The basic materials and energy sectors led stocks lower on Monday after China, the world's second-largest economy, cut its growth target for 2012.

Data showing the U.S. services sector expanded at its fastest pace in a year in February failed to brake the market's decline.

China lowered its 2012 target to an eight-year low of 7.5 percent and made expanding consumer demand its top priority, as Beijing looks to shrink the economy's reliance on external spending and foreign capital.

Materials shares, sensitive to signs of slowing in China's commodity-hungry economy, dropped and were the biggest drag on Wall Street. The S&P materials sector index <.GSPM> fell 2 percent, with aluminum producer Alcoa Inc off 3.4 percent at $9.89.

With China reducing the expected growth rate, the concern is there is the possibility of a bigger downside, said Kate Warne, investment strategist at Edward Jones in St. Louis. That's why energy and commodities are leading the decline.

Data showed the Institute for Supply Management's February services index climbed to its highest level in a year, and Warne said she was surprised there wasn't a more positive reaction from the market. She said investors were taking profits rather than changing their optimistic view on the economy.

The S&P 500 is up 8.3 percent so far this year, partly on bets on a recovering U.S. economy, as well as expectations that the euro zone's credit crisis will be contained and China will avoid a hard landing in its current business cycle.

The Dow Jones industrial average <.DJI> lost 38.03 points, or 0.29 percent, to 12,939.54. The S&P 500 Index <.INX> dropped 7.61 points, or 0.56 percent, to 1,362.02. The Nasdaq Composite <.IXIC> fell 28.26 points, or 0.95 percent, to 2,947.93.

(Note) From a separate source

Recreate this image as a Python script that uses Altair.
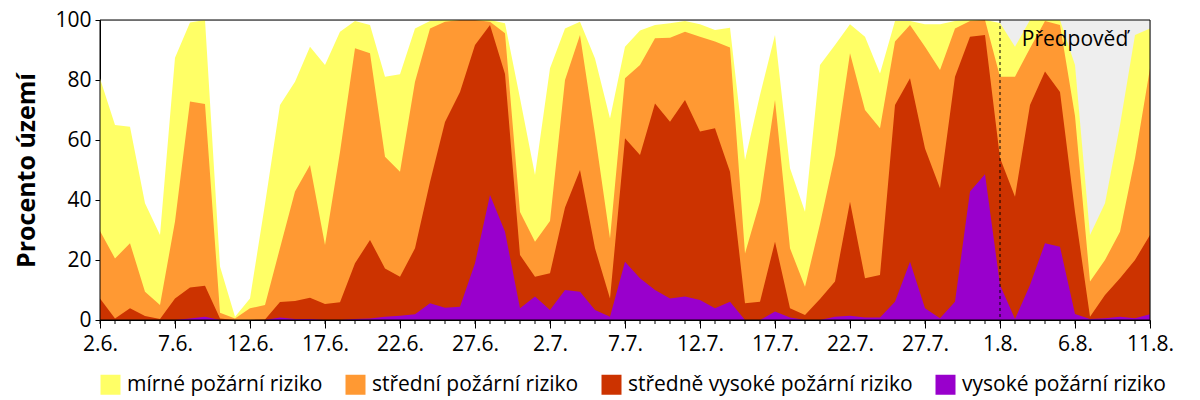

The S&P 500 dipped below its 14-day moving average, a line it has held for the last 50 sessions in an impressive run.

Further weighing on investor sentiment, Greece warned it was ready to enforce losses on its private-sector creditors, feeding speculation that an insufficient number of bondholders had voluntarily taken up Athens' debt-swap offer.

The concerns pushed European equities lower after data showing a slowdown in business activity in various euro-zone countries, which rekindled fears the bloc was headed for recession just as monetary policymakers were running out of new ways to boost growth.

Alpha Natural Resources shares dropped 6.3 percent to $16.31 and Arch Coal fell 5.2 percent to $12.22 as lower natural gas prices added to growth concern in China, pressuring coal miners.

AIG Inc shares rose 2.5 percent to $30.55 after the company said it is selling part of its stake in Asian insurer AIA Group Ltd <1299.HK> to raise about $6 billion. AIG plans to use the money to help it pay the U.S. government back for part of the bailout it received after Lehman Brothers collapsed in the fall of 2008.

The Nasdaq came under pressure from iPhone and iPad maker Apple Inc , whose shares tumbled as much as 3.5 percent to a session low at $526 on heavy volume. In afternoon trading, Apple had retraced some of that loss, down 1.7 percent at $535.67.